Goal of the exercise: Only the lines from the line containing "Clone this chart in seaborn and matplotlib." to the line containing "hours = [h / 2 for h in range(47)]", with both of those lines, are to be repeated exactly. Leave the images out.

Start

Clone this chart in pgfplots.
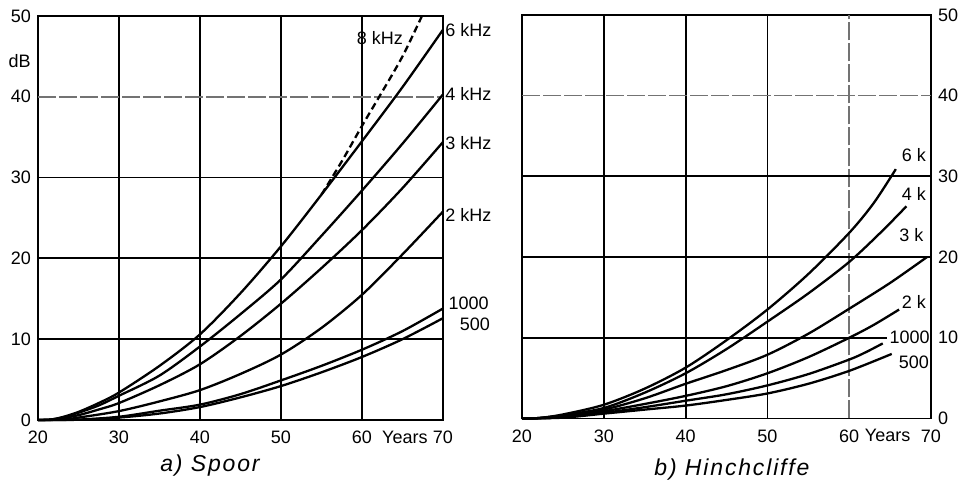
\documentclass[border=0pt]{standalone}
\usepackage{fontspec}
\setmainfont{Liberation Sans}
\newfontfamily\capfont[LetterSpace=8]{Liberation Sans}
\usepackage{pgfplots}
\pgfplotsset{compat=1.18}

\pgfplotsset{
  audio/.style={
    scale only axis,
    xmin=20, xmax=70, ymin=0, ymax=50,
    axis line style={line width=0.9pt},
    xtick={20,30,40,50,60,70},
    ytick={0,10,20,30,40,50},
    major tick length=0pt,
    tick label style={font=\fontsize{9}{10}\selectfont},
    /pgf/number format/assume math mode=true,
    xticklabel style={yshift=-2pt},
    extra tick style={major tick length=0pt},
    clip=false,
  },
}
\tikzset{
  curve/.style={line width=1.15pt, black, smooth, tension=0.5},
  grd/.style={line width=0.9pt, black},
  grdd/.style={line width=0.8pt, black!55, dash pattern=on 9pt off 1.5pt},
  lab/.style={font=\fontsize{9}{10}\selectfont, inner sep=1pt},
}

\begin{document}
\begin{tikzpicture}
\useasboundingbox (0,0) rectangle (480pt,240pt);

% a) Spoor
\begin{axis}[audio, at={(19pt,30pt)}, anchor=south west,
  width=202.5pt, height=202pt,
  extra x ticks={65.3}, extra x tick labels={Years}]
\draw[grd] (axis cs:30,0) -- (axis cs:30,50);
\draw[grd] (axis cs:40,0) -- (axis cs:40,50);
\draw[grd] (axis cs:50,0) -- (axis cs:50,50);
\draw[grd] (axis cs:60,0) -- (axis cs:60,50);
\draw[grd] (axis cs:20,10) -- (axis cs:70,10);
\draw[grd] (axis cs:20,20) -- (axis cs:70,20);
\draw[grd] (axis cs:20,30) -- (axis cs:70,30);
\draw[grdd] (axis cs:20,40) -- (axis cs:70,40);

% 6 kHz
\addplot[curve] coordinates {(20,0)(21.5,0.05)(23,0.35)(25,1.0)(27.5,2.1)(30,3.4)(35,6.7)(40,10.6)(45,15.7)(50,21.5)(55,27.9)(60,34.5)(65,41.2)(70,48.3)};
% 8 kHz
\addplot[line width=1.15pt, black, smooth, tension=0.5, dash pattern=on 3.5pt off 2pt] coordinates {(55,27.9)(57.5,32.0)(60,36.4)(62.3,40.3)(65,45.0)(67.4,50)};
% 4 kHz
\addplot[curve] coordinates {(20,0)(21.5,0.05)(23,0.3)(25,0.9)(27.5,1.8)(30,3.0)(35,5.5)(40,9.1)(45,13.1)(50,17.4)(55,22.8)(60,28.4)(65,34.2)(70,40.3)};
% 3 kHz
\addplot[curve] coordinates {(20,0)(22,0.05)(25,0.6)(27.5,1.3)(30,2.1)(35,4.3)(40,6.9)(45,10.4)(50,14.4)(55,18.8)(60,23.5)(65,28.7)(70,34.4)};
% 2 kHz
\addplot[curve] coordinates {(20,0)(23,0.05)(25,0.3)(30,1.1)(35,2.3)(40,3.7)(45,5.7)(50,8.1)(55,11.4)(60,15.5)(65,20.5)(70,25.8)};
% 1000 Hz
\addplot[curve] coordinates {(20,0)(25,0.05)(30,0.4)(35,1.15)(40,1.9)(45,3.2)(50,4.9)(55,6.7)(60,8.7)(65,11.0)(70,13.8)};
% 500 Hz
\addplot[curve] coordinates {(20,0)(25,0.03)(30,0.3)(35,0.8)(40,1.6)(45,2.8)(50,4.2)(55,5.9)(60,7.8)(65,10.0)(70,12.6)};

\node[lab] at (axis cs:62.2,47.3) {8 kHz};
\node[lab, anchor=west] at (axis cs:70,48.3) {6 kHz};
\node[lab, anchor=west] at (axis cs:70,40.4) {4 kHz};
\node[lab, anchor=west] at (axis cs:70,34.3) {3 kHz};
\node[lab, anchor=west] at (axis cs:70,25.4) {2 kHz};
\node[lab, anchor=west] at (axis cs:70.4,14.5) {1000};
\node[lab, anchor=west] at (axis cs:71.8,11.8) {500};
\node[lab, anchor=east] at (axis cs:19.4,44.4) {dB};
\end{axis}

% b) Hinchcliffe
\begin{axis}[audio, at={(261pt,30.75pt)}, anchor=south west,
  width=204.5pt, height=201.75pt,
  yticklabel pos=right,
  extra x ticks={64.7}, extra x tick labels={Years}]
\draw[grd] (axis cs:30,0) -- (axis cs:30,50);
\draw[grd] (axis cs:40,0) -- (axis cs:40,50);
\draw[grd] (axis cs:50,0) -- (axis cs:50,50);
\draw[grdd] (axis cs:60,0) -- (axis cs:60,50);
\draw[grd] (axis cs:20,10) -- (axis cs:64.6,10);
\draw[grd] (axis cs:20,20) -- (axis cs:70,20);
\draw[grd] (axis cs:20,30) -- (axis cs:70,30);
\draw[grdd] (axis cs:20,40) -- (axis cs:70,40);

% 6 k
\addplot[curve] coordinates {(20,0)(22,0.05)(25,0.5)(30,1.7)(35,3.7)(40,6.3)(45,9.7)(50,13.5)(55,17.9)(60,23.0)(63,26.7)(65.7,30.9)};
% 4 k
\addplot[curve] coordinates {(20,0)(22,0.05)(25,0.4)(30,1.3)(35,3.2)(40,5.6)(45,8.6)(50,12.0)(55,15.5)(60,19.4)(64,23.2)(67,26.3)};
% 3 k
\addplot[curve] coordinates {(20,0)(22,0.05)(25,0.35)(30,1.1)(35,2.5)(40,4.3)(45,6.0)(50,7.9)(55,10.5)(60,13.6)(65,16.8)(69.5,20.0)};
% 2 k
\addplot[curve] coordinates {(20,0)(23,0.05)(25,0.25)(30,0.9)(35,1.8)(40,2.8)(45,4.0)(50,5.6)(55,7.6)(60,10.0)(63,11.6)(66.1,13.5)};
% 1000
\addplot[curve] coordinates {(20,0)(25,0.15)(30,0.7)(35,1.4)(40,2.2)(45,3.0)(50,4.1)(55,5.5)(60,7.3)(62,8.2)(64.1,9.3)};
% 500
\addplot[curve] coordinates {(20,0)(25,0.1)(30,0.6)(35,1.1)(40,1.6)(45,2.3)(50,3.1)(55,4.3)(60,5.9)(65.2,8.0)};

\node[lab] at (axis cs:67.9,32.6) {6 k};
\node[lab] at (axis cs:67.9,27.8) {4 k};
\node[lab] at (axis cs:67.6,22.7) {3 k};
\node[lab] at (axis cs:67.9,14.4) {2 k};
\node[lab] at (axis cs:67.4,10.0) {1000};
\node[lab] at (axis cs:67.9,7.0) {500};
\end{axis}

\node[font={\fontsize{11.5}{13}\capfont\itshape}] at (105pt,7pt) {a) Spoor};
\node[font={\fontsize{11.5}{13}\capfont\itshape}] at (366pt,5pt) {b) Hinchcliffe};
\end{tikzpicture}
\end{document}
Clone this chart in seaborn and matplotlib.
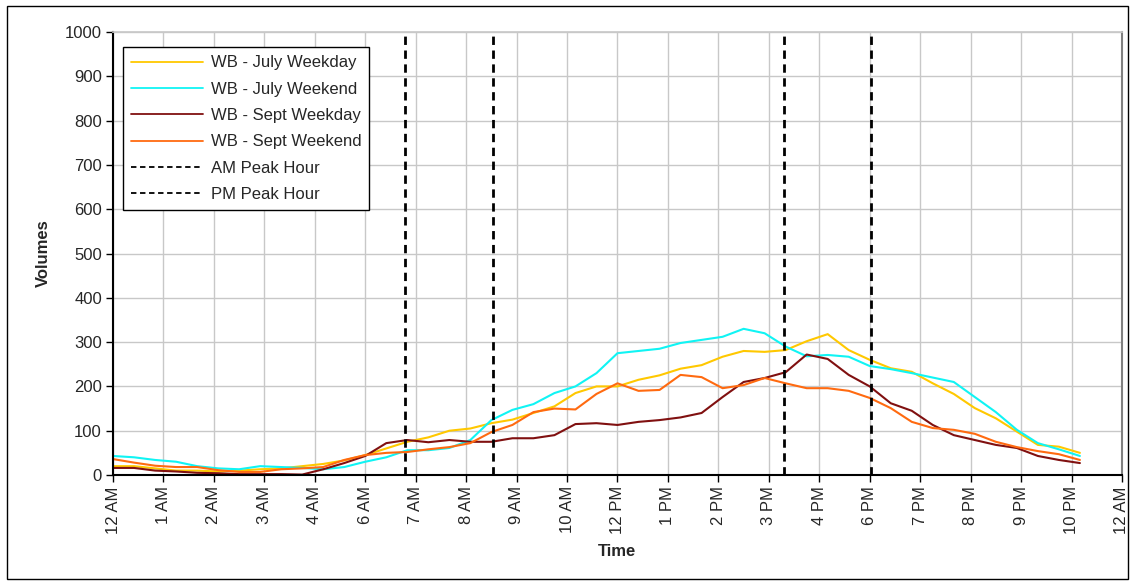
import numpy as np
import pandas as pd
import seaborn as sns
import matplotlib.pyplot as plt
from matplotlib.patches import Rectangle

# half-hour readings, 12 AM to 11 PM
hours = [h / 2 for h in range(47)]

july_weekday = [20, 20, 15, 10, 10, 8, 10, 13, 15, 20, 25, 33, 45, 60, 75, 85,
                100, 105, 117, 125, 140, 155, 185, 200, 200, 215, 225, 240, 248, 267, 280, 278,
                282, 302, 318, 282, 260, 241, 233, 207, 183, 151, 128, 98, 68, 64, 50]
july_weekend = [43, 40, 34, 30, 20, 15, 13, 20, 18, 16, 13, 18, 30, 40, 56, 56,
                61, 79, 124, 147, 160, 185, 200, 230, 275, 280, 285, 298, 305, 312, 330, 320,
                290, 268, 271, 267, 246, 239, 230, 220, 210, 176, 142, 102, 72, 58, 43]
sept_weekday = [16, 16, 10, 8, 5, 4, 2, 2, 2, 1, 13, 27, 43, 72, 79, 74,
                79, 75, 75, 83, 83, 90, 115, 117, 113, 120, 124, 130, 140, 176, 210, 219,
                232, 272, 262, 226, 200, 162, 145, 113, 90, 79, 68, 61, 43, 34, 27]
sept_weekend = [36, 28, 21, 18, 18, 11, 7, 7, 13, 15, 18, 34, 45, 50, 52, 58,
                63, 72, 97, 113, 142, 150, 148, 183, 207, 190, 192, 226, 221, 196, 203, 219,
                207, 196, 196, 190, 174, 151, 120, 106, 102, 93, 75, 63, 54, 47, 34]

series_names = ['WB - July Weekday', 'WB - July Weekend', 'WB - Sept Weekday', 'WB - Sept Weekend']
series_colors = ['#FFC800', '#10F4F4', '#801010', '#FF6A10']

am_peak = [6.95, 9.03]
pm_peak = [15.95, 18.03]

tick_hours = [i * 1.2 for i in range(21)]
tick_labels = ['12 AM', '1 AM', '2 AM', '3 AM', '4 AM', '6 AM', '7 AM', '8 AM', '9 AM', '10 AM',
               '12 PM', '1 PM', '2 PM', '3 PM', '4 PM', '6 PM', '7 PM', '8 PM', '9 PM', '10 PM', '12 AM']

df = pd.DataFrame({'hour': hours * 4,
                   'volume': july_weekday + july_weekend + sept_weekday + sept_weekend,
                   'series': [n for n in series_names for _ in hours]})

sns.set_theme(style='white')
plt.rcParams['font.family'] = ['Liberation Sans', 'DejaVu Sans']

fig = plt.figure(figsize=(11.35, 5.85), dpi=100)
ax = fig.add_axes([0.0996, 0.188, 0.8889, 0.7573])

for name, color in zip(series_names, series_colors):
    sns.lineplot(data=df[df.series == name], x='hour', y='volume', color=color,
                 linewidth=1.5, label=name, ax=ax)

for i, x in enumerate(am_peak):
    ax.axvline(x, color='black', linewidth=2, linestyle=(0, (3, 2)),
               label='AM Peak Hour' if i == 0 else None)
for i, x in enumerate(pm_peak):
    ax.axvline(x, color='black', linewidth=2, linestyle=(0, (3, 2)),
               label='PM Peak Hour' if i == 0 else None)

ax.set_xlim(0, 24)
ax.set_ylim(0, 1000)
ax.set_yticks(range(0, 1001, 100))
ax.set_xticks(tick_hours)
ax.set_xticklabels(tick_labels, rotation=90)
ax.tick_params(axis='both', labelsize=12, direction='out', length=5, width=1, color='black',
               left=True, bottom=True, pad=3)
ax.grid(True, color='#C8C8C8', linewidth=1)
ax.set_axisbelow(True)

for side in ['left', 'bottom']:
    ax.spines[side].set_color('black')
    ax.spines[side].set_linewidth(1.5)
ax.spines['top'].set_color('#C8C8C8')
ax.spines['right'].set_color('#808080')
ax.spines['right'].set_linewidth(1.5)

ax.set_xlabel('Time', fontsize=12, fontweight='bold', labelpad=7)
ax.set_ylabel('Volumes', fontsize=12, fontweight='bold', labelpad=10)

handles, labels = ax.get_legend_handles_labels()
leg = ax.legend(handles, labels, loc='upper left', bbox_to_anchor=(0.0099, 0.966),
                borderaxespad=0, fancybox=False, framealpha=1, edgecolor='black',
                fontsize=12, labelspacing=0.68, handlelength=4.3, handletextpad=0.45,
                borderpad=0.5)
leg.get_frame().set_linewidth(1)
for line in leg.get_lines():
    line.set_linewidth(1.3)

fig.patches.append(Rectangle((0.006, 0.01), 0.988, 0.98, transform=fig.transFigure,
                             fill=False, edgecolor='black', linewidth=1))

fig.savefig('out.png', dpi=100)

End

Correct output:
Clone this chart in seaborn and matplotlib.
import numpy as np
import pandas as pd
import seaborn as sns
import matplotlib.pyplot as plt
from matplotlib.patches import Rectangle

# half-hour readings, 12 AM to 11 PM
hours = [h / 2 for h in range(47)]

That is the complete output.